Unrepentant Nazi criminal Priebke chills Rome

Priebke is seen walking with his carer near his house in Rome
Image caption Priebke was extradited to Italy and sentenced to life in prison in 1998

There has been a renewed call in Italy for one of the oldest surviving Nazi war criminals to repent.

It came on the eve of the 100th birthday of Erich Priebke, who has never expressed remorse for his part in a World War ll massacre at the Ardeatine Caves, on the outskirts of Rome.

The former SS officer is actually still in the Italian capital.

He lives under house arrest in what some in the city regard as conditions that are far too comfortable and lenient.

An association representing families of some of the victims of the massacre has called on the ex-Nazi to "find the courage to ask for forgiveness".

The killing of 335 Italian civilians in March 1944 was an act of revenge.

A bomb planted by partisans on a street in Rome had killed 33 German soldiers.

And it is believed that Adolf Hitler himself ordered the murder of 10 times that number of local people.

The victims were rounded up and then taken to the network of caves on the city's southern outskirts, where they were all shot.

The slaughter went on for hours.

Image caption Priebke lives in this apartment building with a military van parked outside

And among the officers overseeing it was Erich Priebke.

After the war, he escaped to South America, but was eventually tracked down in Argentina by an American television newsman, and there was a dramatic encounter in a street.

The elderly Priebke, looking like any other pensioner, in a black hat and grey jacket, turned and began answering questions about the massacre.

"Yes I was there," he said. "But that was a thing that was ordered by our [commanders].

"An order was an order... I had to carry it out."

Comfortable life

Priebke was extradited to Italy and sentenced to life in prison in 1998.

But he pleaded that he was too old and sick for jail, and he was soon allowed to switch to a regime of house arrest.

And so today he lives on the top floor of an apartment in a quiet street in a neighbourhood not far from the centre of Rome.

He enjoys a roof terrace, lined with geraniums and shaded by vines.

Priebke is permitted to come and go.

With an escort, he has always been allowed to do his shopping, take strolls in the park, or go out to restaurants in the evening to eat with friends.

No regrets

For some, in this city where the former SS man committed his war crime, his treatment has been too much to bear.

And that is particularly so for members of the Jewish community.

One of its activists, Angelo Sermoneta said: "Jewish Rome, and the whole of the city, can't allow this character to go around his neighbourhood... do his food shopping, and enjoy privileges.

"He is 100 years old. There is no need to hurt him. We're not saying he should face the guillotine, the gas chamber or the electric chair.

"But if only he was at home and didn't make himself seen!

"He awakes in others memories of the evil that he did. And only those who suffered that evil in their lives can understand it."

And among some there is bitter resentment that this former Nazi in their midst has never apologised or asked for forgiveness for what he did.
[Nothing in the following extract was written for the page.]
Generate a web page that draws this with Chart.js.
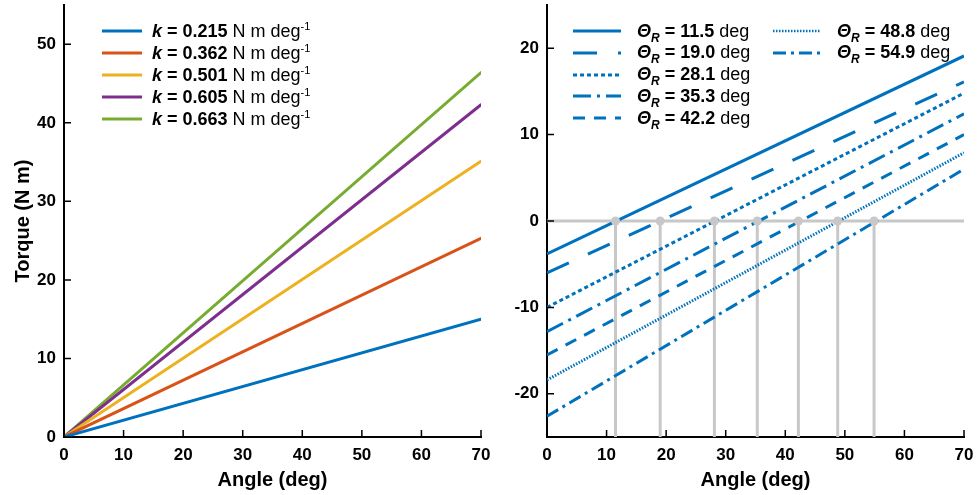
<!DOCTYPE html>
<html lang="en">
<head>
<meta charset="UTF-8">
<title>Torque vs angle</title>
<script src="https://cdn.jsdelivr.net/npm/chart.js"></script>
<style>
  body { margin: 0; background: #fff; font-family: 'Liberation Sans', Arial, sans-serif; }
  .wrap { position: relative; width: 977px; height: 495px; overflow: hidden; }
  canvas { position: absolute; top: 0; }
  #left { left: 0; }
  #right { left: 490px; }
  .row { position: absolute; height: 22px; display: flex; align-items: center; white-space: nowrap; font-size: 18px; color: #000; }
  .row svg { flex: none; }
  .row .txt { position: absolute; }
  sup { font-size: 11px; vertical-align: 7px; line-height: 0; }
  sub { font-size: 12px; vertical-align: -5px; line-height: 0; }
</style>
</head>
<body>
<div class="wrap">
  <canvas id="left" width="490" height="495"></canvas>
  <canvas id="right" width="487" height="495"></canvas>
  <div id="legendLeft"></div>
  <div id="legendRight"></div>
</div>

<script>
// ---- data ----
const angleEnds = [0, 70];
const xTicks = [0, 10, 20, 30, 40, 50, 60, 70];

// left panel: stiffness k (N m deg^-1) and torque at 0 / 70 deg
const stiffness = ['0.215', '0.362', '0.501', '0.605', '0.663'];
const torqueStart = [0, 0, 0, 0, 0];
const torqueEnd = [15.0, 25.3, 35.1, 42.3, 46.4];
const leftYTicks = [0, 10, 20, 30, 40, 50];

// right panel: rest angles and torque at 0 / 70 deg
const restAngles = [11.5, 19.0, 28.1, 35.3, 42.2, 48.8, 54.9];
const restStart = [-3.8, -6.0, -10.0, -12.8, -15.5, -18.4, -22.6];
const restEnd = [19.1, 16.1, 14.8, 12.4, 10.0, 7.9, 6.0];
const rightYTicks = [-20, -10, 0, 10, 20];

// ---- styles ----
const kColors = ['#0072BD', '#D95319', '#EDB120', '#7E2F8E', '#77AC30'];
const blue = '#0072BD';
const gray = '#c8c8c8';
const restDashes = [[], [24, 21], [4, 3], [18, 6, 3, 6], [12, 9], [1.5, 1.5], [13, 5, 3, 5]];
const FONT = "'Liberation Sans', Arial, sans-serif";

// MATLAB-style ticks pointing into the plot
const inwardTicks = {
  id: 'inwardTicks',
  afterDraw(chart) {
    const { ctx, chartArea } = chart;
    const x = chart.scales.x, y = chart.scales.y;
    ctx.save();
    ctx.strokeStyle = '#000';
    ctx.lineWidth = 1.5;
    ctx.beginPath();
    x.ticks.forEach((t, i) => {
      const px = x.getPixelForTick(i);
      ctx.moveTo(px, chartArea.bottom);
      ctx.lineTo(px, chartArea.bottom - 7);
    });
    y.ticks.forEach((t, i) => {
      const py = y.getPixelForTick(i);
      ctx.moveTo(chartArea.left, py);
      ctx.lineTo(chartArea.left + 7, py);
    });
    ctx.stroke();
    ctx.restore();
  }
};

function axes(yMin, yMax, yTicks, yWidth, yTitle) {
  const tickFont = { family: FONT, size: 17, weight: 'bold' };
  return {
    x: {
      type: 'linear', min: angleEnds[0], max: angleEnds[1],
      afterBuildTicks: s => { s.ticks = xTicks.map(v => ({ value: v })); },
      afterFit: s => { s.height = 58; s.paddingLeft = 0; s.paddingRight = 0; },
      grid: { display: false, drawTicks: false },
      border: { color: '#000', width: 2 },
      ticks: { color: '#000', font: tickFont, padding: 8 },
      title: { display: true, text: 'Angle (deg)', color: '#000',
               font: { family: FONT, size: 20, weight: 'bold' }, padding: { top: 0, bottom: 3 } }
    },
    y: {
      type: 'linear', min: yMin, max: yMax,
      afterBuildTicks: s => { s.ticks = yTicks.map(v => ({ value: v })); },
      afterFit: s => { s.width = yWidth; s.paddingTop = 0; s.paddingBottom = 0; },
      grid: { display: false, drawTicks: false },
      border: { color: '#000', width: 2 },
      ticks: { color: '#000', font: tickFont, padding: 8 },
      title: { display: !!yTitle, text: yTitle, color: '#000',
               font: { family: FONT, size: 20, weight: 'bold' }, padding: { top: 11, bottom: 0 } }
    }
  };
}

const common = {
  responsive: false,
  animation: false,
  devicePixelRatio: 1,
  plugins: { legend: { display: false }, tooltip: { enabled: false } }
};

// left panel
new Chart(document.getElementById('left'), {
  type: 'scatter',
  data: {
    datasets: stiffness.map((k, i) => ({
      data: [{ x: angleEnds[0], y: torqueStart[i] }, { x: angleEnds[1], y: torqueEnd[i] }],
      showLine: true,
      borderColor: kColors[i],
      borderWidth: 3,
      borderCapStyle: 'round',
      pointRadius: 0
    }))
  },
  options: Object.assign({}, common, {
    layout: { padding: { top: 5, right: 9, left: 0, bottom: 0 } },
    scales: axes(0, 55, leftYTicks, 64, 'Torque (N m)')
  }),
  plugins: [inwardTicks]
});

// right panel
const rightSets = [];
restAngles.forEach((a, i) => {
  rightSets.push({
    data: [{ x: angleEnds[0], y: restStart[i] }, { x: angleEnds[1], y: restEnd[i] }],
    showLine: true, borderColor: blue, borderWidth: 3, borderDash: restDashes[i],
    pointRadius: 0, order: 1
  });
});
rightSets.push({
  data: [{ x: angleEnds[0], y: 0 }, { x: angleEnds[1], y: 0 }],
  showLine: true, borderColor: gray, borderWidth: 3, pointRadius: 0, order: 5
});
restAngles.forEach(a => {
  rightSets.push({
    data: [{ x: a, y: -25 }, { x: a, y: 0 }],
    showLine: true, borderColor: gray, borderWidth: 3, pointRadius: 0, order: 5
  });
});
rightSets.push({
  data: restAngles.map(a => ({ x: a, y: 0 })),
  showLine: false, pointRadius: 4.5, backgroundColor: gray, borderWidth: 0, order: 0
});

new Chart(document.getElementById('right'), {
  type: 'scatter',
  data: { datasets: rightSets },
  options: Object.assign({}, common, {
    layout: { padding: { top: 5, right: 13, left: 0, bottom: 0 } },
    scales: axes(-25, 25, rightYTicks, 57, '')
  }),
  plugins: [inwardTicks]
});

// legends (html so the math notation stays as text)
function sample(w, color, dash, width) {
  return `<svg width="${w}" height="8"><line x1="0" y1="4" x2="${w}" y2="4" stroke="${color}"
    stroke-width="${width}" stroke-dasharray="${dash.length ? dash.join(' ') : 'none'}"/></svg>`;
}

let html = '';
stiffness.forEach((k, i) => {
  html += `<div class="row" style="left:102px;top:${20 + i * 22}px">${sample(40, kColors[i], [], 3)}
    <span class="txt" style="left:50px"><b><i>k</i> = ${k}</b> N m deg<sup>-1</sup></span></div>`;
});
document.getElementById('legendLeft').innerHTML = html;

html = '';
restAngles.forEach((a, i) => {
  const col = i < 5 ? 0 : 1;
  const r = i < 5 ? i : i - 5;
  const left = col ? 773 : 573;
  html += `<div class="row" style="left:${left}px;top:${20 + r * 21.8}px">${sample(48, blue, restDashes[i], i === 5 ? 2.5 : 3)}
    <span class="txt" style="left:64px"><b><i>&Theta;<sub>R</sub></i> = ${a.toFixed(1)}</b> deg</span></div>`;
});
document.getElementById('legendRight').innerHTML = html;
</script>
</body>
</html>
A lawyer, Sebastiano di Lascio, who speaks for the association that represents families of the massacre victims, said Priebke's attitude had been shocking.

"We never heard, from his mouth or through his lawyers, that he was saying sorry," Mr di Lascio said.

"He could have said 'I was 20 years old, I was young, I wouldn't do it again'.

"But we never, ever heard words or saw gestures of regret."

Mr di Lascio said that while Priebke had managed to live to be 100, his victims, 17- and 18-year-olds among them, had never been allowed to grow old.

"Maybe now, with age, he has thought his experience over," he said. "It's about time he admits he made a mistake and asks for forgiveness."

But Priebke's lawyer, Paolo Giachini, pointed out that in a statement written in 1995, his client had expressed "profound solidarity" with the pain felt by relatives of the victims of the massacre.

And Mr Giachini suggested that nothing more than this was required.

"Our judicial system does not take asking for forgiveness into consideration," he said. "Personal opinions don't count."

Mr Giachini, who actually owns the flat where Priebke stays, said that he became involved in the case in the mid-90s when he thought his client was being persecuted for political reasons.

The lawyer asked why so much attention was given to the massacre at the caves, and so little given to wartime killings by left-wing Italian partisans.